Приезжал к одной бабке сынок из Ленинграда. Зимой отчего-то прибыл, добрел до матери по сугробам, стучит, а она его не пускает — по голосу уж не узнает.
Я спросил у парня: «Сколько зарабатываешь?» — «Мы, строители, хорошо зарабатываем, меньше двухсот не выходит!» — «Помогаешь ли матери-то?» — «А чё ей помогать-то? У ей пенсия двадцать шесть рэ, да кружева все еще плетет…»
Плачет тальянка, плачет.
Только не там, не за рекою, а в моем сердце. И видится мне все в исходном свете, меж летом и осенью, меж вечером и днем. Лошадь вон старая единственная на три полупустых села, без интереса ест траву. Пьяный пастух за околицей по-черному лает заморенных телят; к речке с ведром спускается Анна, молодая годами и старая ликом женщина.
Двадцать шесть ей было, троих детей имела, а муженек лих на выпивку удался, выпивший — скор на руку. Задрался как-то на семейном празднике, братья навалились, повязали, носом ткнули в подушку и забыли про него — утром хватились: холоден. Так без мужа и вырастила Анна детей. Сыны теперь норовят ей на лето внуков сбыть, на вино денег просят, «куркулихой» называют. А и правда куркулиха — вдвоем с матерью живут в деревне, где прежде было за сорок дворов: коси кругом — не накосишься, сади овощь — не насадишься, кричи людей зимней порой — не докличешься…

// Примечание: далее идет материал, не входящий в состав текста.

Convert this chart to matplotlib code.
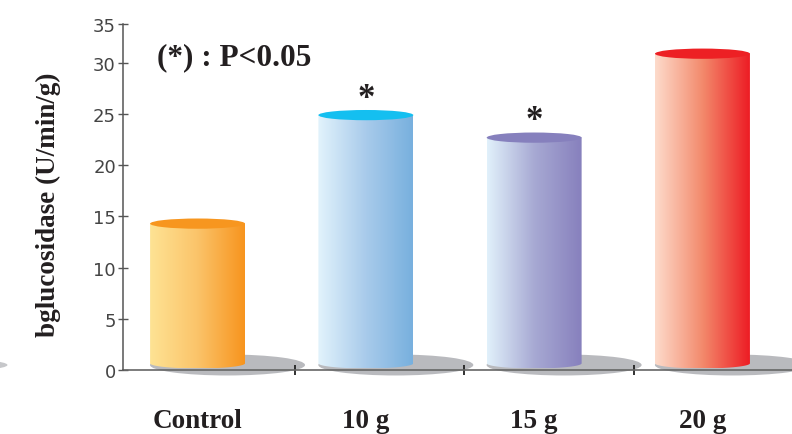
import numpy as np
import matplotlib.pyplot as plt
from matplotlib.patches import Ellipse, PathPatch
from matplotlib.path import Path
from matplotlib.colors import LinearSegmentedColormap

groups = ['Control', '10 g', '15 g', '20 g']
activity = [14.3, 24.9, 22.7, 30.9]
signif = [False, True, True, False]
ytick_labels = ['0', '5', '10', '15', '20', '25', '30', '35']

side_colors = [['#fee394', '#fbc46a', '#f7941e'],
               ['#e2f3fc', '#a9cbeb', '#78b0de'],
               ['#e1f1fb', '#a7a9d3', '#8780bd'],
               ['#fddbcb', '#f38a6c', '#ed1c24']]
cap_colors = ['#f7961f', '#14bff0', '#8680bd', '#ed2024']
shadow_col = '#b9babe'

serif = ['Liberation Serif', 'DejaVu Serif']

W, H = 792, 435
fig = plt.figure(figsize=(W / 100, H / 100), dpi=100)
ax = fig.add_axes([123 / W, 64 / H, 1 - 123 / W, 346 / H])

ytop = 33.8
w = 0.564      # cylinder width
eh = 1.0       # ellipse height (data units)
yb = 0.65      # centre of bottom ellipse

def cylinder(xc, v, cols, cap):
    x0, x1 = xc - w / 2, xc + w / 2
    t = np.linspace(np.pi, 2 * np.pi, 60)
    verts = list(zip(xc + w / 2 * np.cos(t), yb + eh / 2 * np.sin(t)))
    verts += [(x1, v), (x0, v), verts[0]]
    patch = PathPatch(Path(np.array(verts), closed=True), facecolor='none', edgecolor='none')
    ax.add_patch(patch)
    cmap = LinearSegmentedColormap.from_list('side', cols)
    grad = np.linspace(0, 1, 256).reshape(1, -1)
    im = ax.imshow(grad, cmap=cmap, extent=[x0, x1, yb - eh / 2, v],
                   aspect='auto', zorder=3, interpolation='bicubic')
    im.set_clip_path(patch)
    ax.add_patch(Ellipse((xc, v), w, eh, facecolor=cap, edgecolor='none', zorder=4))

# shadows behind the bars
for i in range(len(groups)):
    ax.add_patch(Ellipse((i + 0.178, 0.49), 0.921, 2.05, facecolor=shadow_col,
                         edgecolor='none', zorder=1, clip_on=False))
ax.add_patch(Ellipse((-1.59, 0.49), 0.921, 1.4, facecolor='#c6c7ca',
                     edgecolor='none', zorder=1, clip_on=False))

for i, (v, cols, cap) in enumerate(zip(activity, side_colors, cap_colors)):
    cylinder(i, v, cols, cap)
    if signif[i]:
        ax.annotate('*', xy=(i, v), xytext=(0, 12), textcoords='offset points',
                    ha='center', va='center', fontsize=25, fontweight='bold',
                    family=serif, color='#231f20')
    ax.text(i, -0.165, groups[i], transform=ax.get_xaxis_transform(),
            ha='center', va='baseline', fontsize=19.5, fontweight='bold',
            family=serif, color='#231f20')

ax.set_xlim(-0.443, 3.532)
ax.set_ylim(0, ytop)

ax.set_yticks([0, 5, 10, 15, 20, 25, 30, ytop])
ax.set_yticklabels(ytick_labels)
ax.tick_params(axis='y', direction='inout', length=7.2, width=1, color='#555555',
               labelsize=13, labelcolor='#444444', pad=1.5)

ax.set_xticks([0.58, 1.585, 2.595])
ax.set_xticklabels([])
ax.tick_params(axis='x', direction='inout', length=6.5, width=1.3, color='#222222')

for s in ['top', 'right']:
    ax.spines[s].set_visible(False)
ax.spines['left'].set_color('#555555')
ax.spines['left'].set_linewidth(1.1)
ax.spines['bottom'].set_color('#666666')
ax.spines['bottom'].set_linewidth(1.2)
ax.spines['bottom'].set_zorder(2)

fig.text(48 / W, 1 - 205 / H, 'bglucosidase (U/min/g)', rotation=90,
         ha='center', va='center', fontsize=19.5, fontweight='bold',
         family=serif, color='#231f20')
fig.text(157 / W, 1 - 65 / H, '(*) : P<0.05', ha='left', va='baseline',
         fontsize=22.5, fontweight='bold', family=serif, color='#231f20')

fig.savefig('out.png', dpi=100)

«Дальний плач тальянки, голос одинокий…»
Отчего же это и почему так мало пели и поют у нас Есенина-то? Самого певучего поэта! Неужто и мертвого все его отторгают локтями? Неужто и в самом деле его страшно пускать к народу? Возьмут русские люди и порвут на себе рубаху, а вместе с нею и сердце разорвут, как мне сейчас впору выскрести его ногтями из тела, из мяса, чтоб больно и боязно было, чтоб отмучиться той мукой, которой не перенес, не пережил поэт, страдающий разом всеми страданиями своего народа и мучаясь за всех людей, за всякую живую тварь недоступной нам всевышней мукой, которую мы часто слышим в себе и потому льнем, тянемся к слову рязанского парня, чтоб еще и еще раз отозвалась, разбередила нашу душу его боль, его всесветная тоска.